As of June 2, AQN stock traded at $8.19 per share and carried a market cap of $6.3 billion. While the stock has risen nearly 11% over the last year, it still trades nearly 16% below its 52-week high. The company also rewards its investors with reliable quarterly dividends and currently offers a yield of 4.3%.
Recent results show resilience despite an uncertain economic environment
In the first quarter (ended in March 2026), Algonquin’s adjusted net profit fell by nearly 9% year-over-year (YoY) to US$99.6 million. While this profit figure was slightly lower than a year ago, it remained solid given the broader economic environment.
The company’s regulated services segment continued to be its largest earnings contributor, generating net profit of US$119.4 million. Meanwhile, its hydro group reported net profit of US$2.1 million, compared with US$16.6 million in the first quarter of 2025, primarily due to a tax basis step-up related to the hydro group’s reorganization.
More importantly, Algonquin continues to demonstrate operational and financial discipline through its “Back to Basics” strategy, which focuses on strengthening core operations and improving long-term shareholder value.
What could drive future growth?
One of the biggest reasons investors may want to consider Algonquin for the long haul is its focus on becoming a premier pure-play regulated utility. Regulated utility businesses tend to provide largely predictable earnings and cash flows, which can support growth and dividend payments.
Lately, the company has also made meaningful progress on the regulatory front. In the last year, it received orders resolving rate cases in Missouri, California, and Massachusetts, while also filing a settlement agreement in Arizona. These developments could give it greater earnings visibility and support its future revenue growth.

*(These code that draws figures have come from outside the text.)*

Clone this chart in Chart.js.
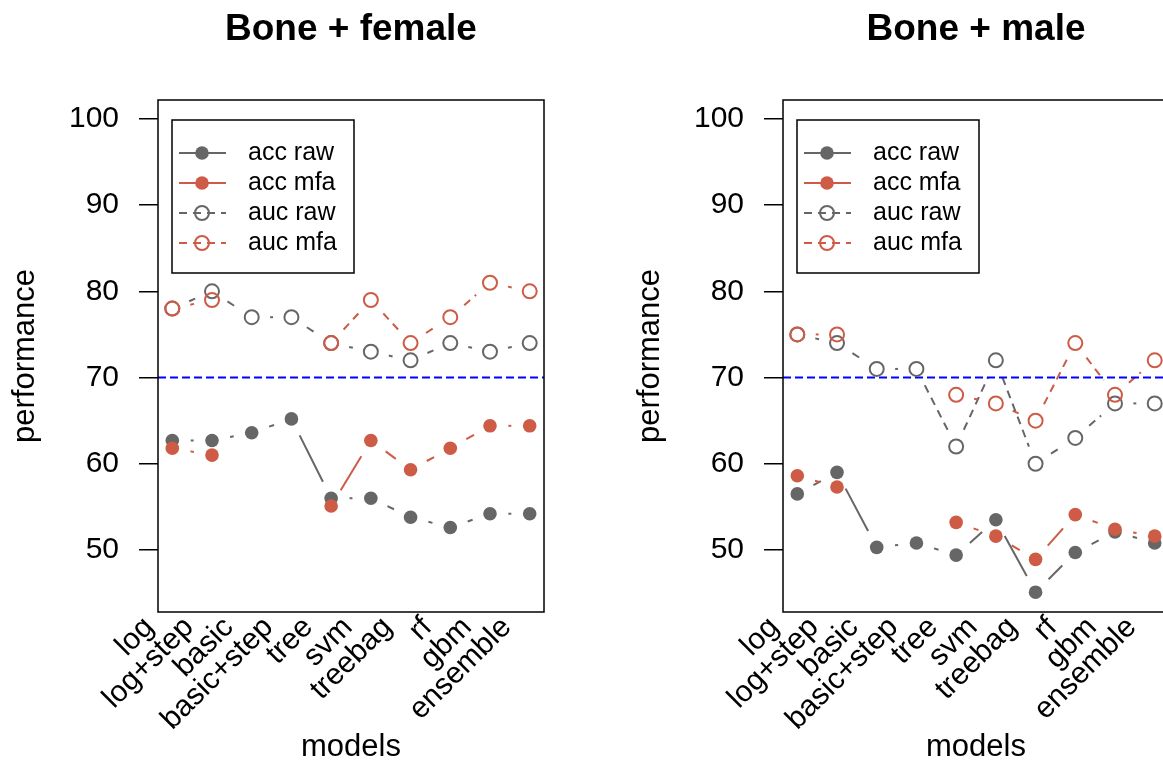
<!DOCTYPE html>
<html>
<head>
<meta charset="utf-8">
<script src="https://cdn.jsdelivr.net/npm/chart.js@4.4.1/dist/chart.umd.min.js"></script>
<style>
  html, body { margin: 0; padding: 0; background: #fff; overflow: hidden; }
  body { width: 1163px; height: 763px; position: relative; }
  canvas { position: absolute; top: 0; }
  #female { left: 0; }
  #male { left: 625px; }
</style>
</head>
<body>
<canvas id="female" width="625" height="763"></canvas>
<canvas id="male" width="625" height="763"></canvas>
<script>
'use strict';

const MODELS = ['log', 'log+step', 'basic', 'basic+step', 'tree', 'svm', 'treebag', 'rf', 'gbm', 'ensemble'];
const Y_TICKS = [50, 60, 70, 80, 90, 100];
const THRESHOLD = 70;
const SERIES_LABELS = ['acc raw', 'acc mfa', 'auc raw', 'auc mfa'];

// Bone + female
const femaleAccRaw = [62.7, 62.7, 63.6, 65.2, 56.0, 56.0, 53.8, 52.6, 54.2, 54.2];
const femaleAccMfa = [61.8, 61.0, null, null, 55.1, 62.7, 59.3, 61.8, 64.4, 64.4];
const femaleAucRaw = [78, 80, 77, 77, 74, 73, 72, 74, 73, 74];
const femaleAucMfa = [78, 79, null, null, 74, 79, 74, 77, 81, 80];

// Bone + male
const maleAccRaw = [56.5, 59.0, 50.3, 50.8, 49.4, 53.5, 45.1, 49.7, 52.1, 50.8];
const maleAccMfa = [58.6, 57.3, null, null, 53.2, 51.6, 48.9, 54.1, 52.4, 51.6];
const maleAucRaw = [75, 74, 71, 71, 62, 72, 60, 63, 67, 67];
const maleAucMfa = [75, 75, null, null, 68, 67, 65, 74, 68, 72];

const GRAY = '#666666';
const RED = '#CD5B45';
const BLUE = '#0000FF';
const FONT = '"Liberation Sans", Arial, Helvetica, sans-serif';
const GAP = 18.4; // R type="b" gap around points
const SERIES_DASH = [8, 6];

Chart.defaults.font.family = FONT;
Chart.defaults.color = '#000';

function toPoints(values) {
  return values.map((v, i) => ({ x: i + 1, y: v }));
}

function series(label, values, color, filled, order) {
  return {
    label: label,
    data: toPoints(values),
    showLine: false,
    borderColor: color,
    backgroundColor: filled ? color : 'rgba(0,0,0,0)',
    pointBackgroundColor: filled ? color : 'rgba(0,0,0,0)',
    pointBorderColor: color,
    pointRadius: filled ? 6.8 : 7,
    pointBorderWidth: filled ? 0 : 2,
    segDash: filled ? [] : SERIES_DASH,
    filled: filled,
    order: order,
  };
}

// lines between points, broken around each point like R's type = "b"
const gapLines = {
  id: 'gapLines',
  beforeDatasetsDraw(chart) {
    const ctx = chart.ctx;
    chart.data.datasets.forEach((ds, di) => {
      const pts = chart.getDatasetMeta(di).data;
      ctx.save();
      ctx.strokeStyle = ds.borderColor;
      ctx.lineWidth = 2;
      ctx.setLineDash(ds.segDash);
      for (let i = 0; i < pts.length - 1; i++) {
        const a = pts[i], b = pts[i + 1];
        if (a.skip || b.skip) continue;
        const dx = b.x - a.x, dy = b.y - a.y;
        const len = Math.hypot(dx, dy);
        if (len <= 2 * GAP) continue;
        const ux = dx / len, uy = dy / len;
        ctx.beginPath();
        ctx.moveTo(a.x + ux * GAP, a.y + uy * GAP);
        ctx.lineTo(b.x - ux * GAP, b.y - uy * GAP);
        ctx.stroke();
      }
      ctx.restore();
    });
  },
};

// blue threshold line, plot box, legend and texts
function decorations(title) {
  return {
    id: 'decorations',
    beforeDatasetsDraw(chart) {
      const { ctx, chartArea, scales } = chart;
      const y = scales.y.getPixelForValue(THRESHOLD);
      ctx.save();
      ctx.strokeStyle = BLUE;
      ctx.lineWidth = 2;
      ctx.setLineDash([8, 4]);
      ctx.beginPath();
      ctx.moveTo(chartArea.left, y);
      ctx.lineTo(chartArea.right, y);
      ctx.stroke();
      ctx.restore();
    },
    afterDraw(chart) {
      const { ctx, chartArea } = chart;
      ctx.save();
      ctx.strokeStyle = '#000';
      ctx.lineWidth = 1.5;
      ctx.strokeRect(chartArea.left, chartArea.top, chartArea.right - chartArea.left, chartArea.bottom - chartArea.top);

      // legend
      const lx = chartArea.left + 14, ly = chartArea.top + 20;
      ctx.strokeRect(lx, ly, 182, 153);
      chart.data.datasets.forEach((ds, i) => {
        const y = ly + 33 + i * 30;
        ctx.save();
        ctx.strokeStyle = ds.borderColor;
        ctx.lineWidth = 2;
        ctx.setLineDash(ds.segDash);
        ctx.beginPath();
        ctx.moveTo(lx + 7, y);
        ctx.lineTo(lx + 54, y);
        ctx.stroke();
        ctx.setLineDash([]);
        ctx.beginPath();
        ctx.arc(lx + 30, y, ds.filled ? 6.8 : 7, 0, Math.PI * 2);
        if (ds.filled) {
          ctx.fillStyle = ds.borderColor;
          ctx.fill();
        } else {
          ctx.stroke();
        }
        ctx.restore();
        ctx.fillStyle = '#000';
        ctx.font = '25px ' + FONT;
        ctx.textAlign = 'left';
        ctx.textBaseline = 'middle';
        ctx.fillText(ds.label, lx + 76, y);
      });

      const cx = (chartArea.left + chartArea.right) / 2;
      const cy = (chartArea.top + chartArea.bottom) / 2;
      ctx.fillStyle = '#000';
      ctx.textAlign = 'center';
      ctx.textBaseline = 'alphabetic';
      ctx.font = 'bold 37px ' + FONT;
      ctx.fillText(title, cx, 40);
      ctx.font = '31px ' + FONT;
      ctx.fillText('models', cx, 756);
      ctx.translate(33.5, cy);
      ctx.rotate(-Math.PI / 2);
      ctx.fillText('performance', 0, 0);
      ctx.restore();
    },
  };
}

function makePanel(id, title, accRaw, accMfa, aucRaw, aucMfa) {
  new Chart(document.getElementById(id), {
    type: 'line',
    data: {
      datasets: [
        series(SERIES_LABELS[0], accRaw, GRAY, true, 4),
        series(SERIES_LABELS[1], accMfa, RED, true, 3),
        series(SERIES_LABELS[2], aucRaw, GRAY, false, 2),
        series(SERIES_LABELS[3], aucMfa, RED, false, 1),
      ],
    },
    options: {
      responsive: false,
      animation: false,
      events: [],
      layout: { padding: { top: 100, right: 81, left: 0, bottom: 0 } },
      plugins: { legend: { display: false }, tooltip: { enabled: false }, title: { display: false } },
      scales: {
        x: {
          type: 'linear',
          min: 0.64,
          max: 10.36,
          afterBuildTicks: s => { s.ticks = MODELS.map((m, i) => ({ value: i + 1 })); },
          afterFit: s => { s.height = 151; },
          grid: { display: false, drawTicks: false },
          border: { display: false },
          ticks: {
            autoSkip: false,
            minRotation: 45,
            maxRotation: 45,
            padding: -2,
            labelOffset: -23,
            color: '#000',
            font: { size: 30 },
            callback: v => MODELS[Math.round(v) - 1],
          },
        },
        y: {
          type: 'linear',
          min: 42.8,
          max: 102.2,
          afterBuildTicks: s => { s.ticks = Y_TICKS.map(v => ({ value: v })); },
          afterFit: s => { s.width = 158; },
          grid: { display: true, drawOnChartArea: false, drawTicks: true, tickLength: 19, color: '#000', lineWidth: 1.5 },
          border: { display: false },
          ticks: { color: '#000', padding: 20, font: { size: 30 } },
        },
      },
    },
    plugins: [gapLines, decorations(title)],
  });
}

makePanel('female', 'Bone + female', femaleAccRaw, femaleAccMfa, femaleAucRaw, femaleAucMfa);
makePanel('male', 'Bone + male', maleAccRaw, maleAccMfa, maleAucRaw, maleAucMfa);
</script>
</body>
</html>
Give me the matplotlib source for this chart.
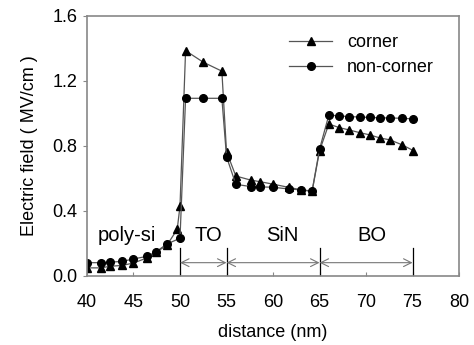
import numpy as np
import matplotlib.pyplot as plt

plt.rcParams['font.family'] = 'Liberation Sans'
plt.rcParams['font.size'] = 13

# corner (triangles)
x_corner = [40.0, 41.5, 42.5, 43.8, 45.0, 46.4, 47.4, 48.6, 49.7, 50.0, 50.6, 52.5, 54.5,
            55.0, 56.0, 57.6, 58.6, 60.0, 61.7, 63.0, 64.2, 65.0, 66.0, 67.1, 68.2,
            69.3, 70.4, 71.5, 72.6, 73.9, 75.1]
y_corner = [0.05, 0.05, 0.06, 0.065, 0.08, 0.11, 0.145, 0.19, 0.287, 0.43, 1.386, 1.315, 1.26,
            0.765, 0.615, 0.59, 0.58, 0.565, 0.545, 0.53, 0.52, 0.77, 0.935, 0.913, 0.898,
            0.882, 0.868, 0.849, 0.837, 0.806, 0.771]

# non-corner (circles)
x_non = [40.0, 41.5, 42.5, 43.8, 45.0, 46.4, 47.4, 48.6, 50.0, 50.6, 52.5, 54.5,
         55.0, 56.0, 57.6, 58.6, 60.0, 61.7, 63.0, 64.2, 65.0, 66.0, 67.1, 68.2,
         69.3, 70.4, 71.5, 72.6, 73.9, 75.1]
y_non = [0.082, 0.082, 0.085, 0.09, 0.105, 0.12, 0.148, 0.197, 0.232, 1.093, 1.093, 1.093,
         0.734, 0.564, 0.55, 0.548, 0.546, 0.535, 0.53, 0.523, 0.78, 0.99, 0.985, 0.98,
         0.978, 0.975, 0.973, 0.972, 0.97, 0.966]

regions = ['poly-si', 'TO', 'SiN', 'BO']
region_x = [44.3, 53.0, 61.0, 70.6]
bounds = [50, 55, 65, 75]

fig = plt.figure(figsize=(4.74, 3.45), dpi=100)
ax = fig.add_axes([0.1835, 0.2, 0.785, 0.754])

ax.plot(x_corner, y_corner, color='#555555', lw=0.9, marker='^', ms=5.5,
        mfc='black', mec='black', label='corner')
ax.plot(x_non, y_non, color='#555555', lw=0.9, marker='o', ms=5.5,
        mfc='black', mec='black', label='non-corner')

for name, xr in zip(regions, region_x):
    ax.text(xr, 0.25, name, ha='center', va='center', fontsize=14.5)

for xb in bounds:
    ax.plot([xb, xb], [0, 0.175], color='black', lw=0.9)
for a, b in zip(bounds[:-1], bounds[1:]):
    ax.annotate('', xy=(a, 0.082), xytext=(b, 0.082),
                arrowprops=dict(arrowstyle='<->', color='#777777', lw=0.8,
                                shrinkA=0, shrinkB=0, mutation_scale=14))

ax.set_xlim(40, 80)
ax.set_ylim(0, 1.6)
ax.set_xticks(np.arange(40, 81, 5))
ax.set_yticks(np.arange(0, 1.61, 0.4))
ax.set_yticklabels(['%.1f' % v for v in np.arange(0, 1.61, 0.4)])
ax.tick_params(axis='x', direction='in', length=3, color='#888888', labelsize=13, pad=13)
ax.tick_params(axis='y', direction='out', length=3, color='#888888', labelsize=13, pad=4)
for s in ax.spines.values():
    s.set_color('#888888')
    s.set_linewidth(1.2)

ax.set_xlabel('distance (nm)', fontsize=13, labelpad=9)
ax.set_ylabel('Electric field ( MV/cm )', fontsize=13, labelpad=10)

ax.legend(loc='upper left', frameon=False, fontsize=13, handlelength=2.4,
          handletextpad=0.8, bbox_to_anchor=(0.543, 0.93), borderaxespad=0,
          borderpad=0, labelspacing=0.45)

fig.savefig('out.png', dpi=100)
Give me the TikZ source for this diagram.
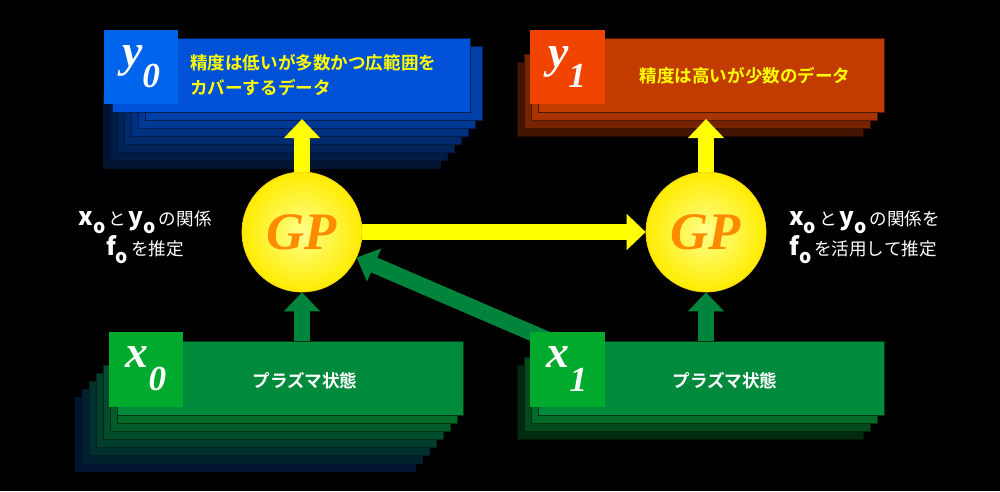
\documentclass[tikz,border=0pt]{standalone}
\usepackage{fontspec}
\setmainfont{Liberation Serif}
\newfontfamily\jp{Noto Sans CJK JP}
\newfontfamily\jpb{Noto Sans CJK JP Bold}
\usetikzlibrary{arrows.meta,positioning,calc}
\definecolor{bluemain}{HTML}{0050D8}
\definecolor{bluesq}{HTML}{0064EC}
\definecolor{bluelay}{HTML}{0040A8}
\definecolor{orgmain}{HTML}{C23C00}
\definecolor{orgsq}{HTML}{F04400}
\definecolor{orglay}{HTML}{A83400}
\definecolor{grnmain}{HTML}{008A3C}
\definecolor{grnsq}{HTML}{00AA2C}
\definecolor{grnlay}{HTML}{006A28}
\definecolor{deep}{HTML}{001430}
\definecolor{ylw}{HTML}{FFFF00}
\definecolor{gparrow}{HTML}{00843C}
\tikzset{
every picture/.style={x={(0.02cm,0)}, y={(0,-0.02cm)}},
%%%%%%%%%% box styles
mainbox/.style={fill=#1, draw=black!60!#1, line width=0.4pt},
layerbox/.style={fill=#1, draw=black!50!#1, line width=0.4pt},
sqbox/.style={fill=#1, draw=none, minimum size=1.5cm, inner sep=0pt,
              text=white, font=\bfseries\itshape\fontsize{26}{26}\selectfont},
%%%%%%%%%% GP balls
gpball/.style={circle, minimum size=2.4cm, inner sep=0pt,
               inner color=white!55!yellow, outer color=yellow!85!orange,
               draw=yellow!70!orange, line width=0.4pt,
               font=\bfseries\itshape\fontsize{30}{30}\selectfont,
               text=orange!90!yellow},
%%%%%%%%%% texts
boxtext/.style={font=\jpb\fontsize{10}{14}\selectfont, align=left},
desc/.style={text=white, font=\jp\fontsize{10}{16}\selectfont},
%%%%%%%%%% fat arrows
fatarrow/.style={draw=#1, line width=0.32cm,
                 -{Triangle[length=0.38cm, width=0.7cm]}},
}
\newcommand{\mvar}[2]{{\bfseries\itshape\fontsize{14}{14}\selectfont #1\raisebox{-0.6ex}{\fontsize{11}{11}\selectfont #2}}}
\begin{document}
\begin{tikzpicture}
\fill[black] (0,0) rectangle (1000,491);
\useasboundingbox (0,0) rectangle (1000,491);
%% y0 stack (blue)
\foreach \i in {7,...,1}{
  \pgfmathsetmacro\t{100-100*(\i-1)/6}
  \draw[layerbox=bluelay!\t!deep] ({145-7*(\i-1)},{38+8*\i}) rectangle ({482-7*(\i-1)},{112+8*\i});
}
\draw[mainbox=bluemain] (112,38) rectangle (470,112);
\node[sqbox=bluesq] (y0) at (141,67) {\raisebox{0.5ex}{y}\raisebox{-0.5ex}{\fontsize{20}{20}\selectfont 0}};
\node[boxtext, text=ylw, anchor=west] (y0txt) at (184,75) {精度は低いが多数かつ広範囲を\\カバーするデータ};
%% y1 stack (orange)
\foreach \i in {3,2,1}{
  \pgfmathsetmacro\t{100-30*(\i-1)}
  \draw[layerbox=orglay!\t!black] ({538-7*\i},{38+8*\i}) rectangle ({884-7*\i},{112+8*\i});
}
\draw[mainbox=orgmain] (538,38) rectangle (884,112);
\node[sqbox=orgsq] (y1) at (567,67) {\raisebox{0.5ex}{y}\raisebox{-0.5ex}{\fontsize{20}{20}\selectfont 1}};
\node[boxtext, text=ylw] (y1txt) at (745,76) {精度は高いが少数のデータ};
%% x0 stack (green)
\foreach \i in {7,...,1}{
  \pgfmathsetmacro\t{100-100*(\i-1)/6}
  \draw[layerbox=grnlay!\t!deep] ({117-7*(\i-1)},{341+8*\i}) rectangle ({457-7*(\i-1)},{415+8*\i});
}
\draw[mainbox=grnmain] (117,341) rectangle (463,415);
\node[sqbox=grnsq] (x0) at (146,369) {\raisebox{0.5ex}{x}\raisebox{-0.6ex}{\fontsize{20}{20}\selectfont 0}};
\node[boxtext, text=white] (x0txt) at (305,381) {プラズマ状態};
%% x1 stack (green)
\foreach \i in {3,2,1}{
  \pgfmathsetmacro\t{100-30*(\i-1)}
  \draw[layerbox=grnlay!\t!black] ({538-7*\i},{341+8*\i}) rectangle ({884-7*\i},{415+8*\i});
}
\draw[mainbox=grnmain] (538,341) rectangle (884,415);
%% GP balls
\node[gpball] (gpA) at (302,232) {GP};
\node[gpball] (gpB) at (706,232) {GP};
%% arrows
\coordinate (y0in) at (302,119);
\coordinate (y1in) at (706,119);
\coordinate (x0out) at (302,341);
\coordinate (x1out) at (706,341);
\coordinate (x1diag) at (560,345);
\draw[fatarrow=ylw] (gpA.north) -- (y0in);
\draw[fatarrow=ylw] (gpB.north) -- (y1in);
\draw[fatarrow=ylw] (gpA.east) -- (gpB.west);
\draw[fatarrow=gparrow] (x0out) -- (gpA.south);
\draw[fatarrow=gparrow] (x1out) -- (gpB.south);
\draw[fatarrow=gparrow] (x1diag) -- (gpA.-25);
\node[sqbox=grnsq] (x1) at (567,369) {\raisebox{0.5ex}{x}\raisebox{-0.6ex}{\fontsize{20}{20}\selectfont 1}};
\node[boxtext, text=white] (x1txt) at (725,381) {プラズマ状態};
%% descriptions
\node[desc, align=center] (descA) at (145,237) {\mvar{x}{o}\,と\,\mvar{y}{o}\,の関係\\\mvar{f}{o}\,を推定};
\node[desc, align=left, anchor=west] (descB) at (783,237) {\mvar{x}{o}\,と\,\mvar{y}{o}\,の関係を\\\mvar{f}{o}\,を活用して推定};
\end{tikzpicture}
\end{document}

Another long-term advantage is Algonquin’s focus on sustainable energy and water solutions. As demand for cleaner energy infrastructure continues to grow, the company is positioned to benefit from ongoing investment in essential utility services.
Foolish takeaway
Algonquin Power & Utilities combines a stable utility business, a 4.3% dividend yield, and a strategy focused on long-term regulated growth. While it may not deliver overnight gains, its dependable operations, improving financial flexibility, and exposure to growing energy and water infrastructure needs make it a great dividend stock for investors willing to think in decades rather than months.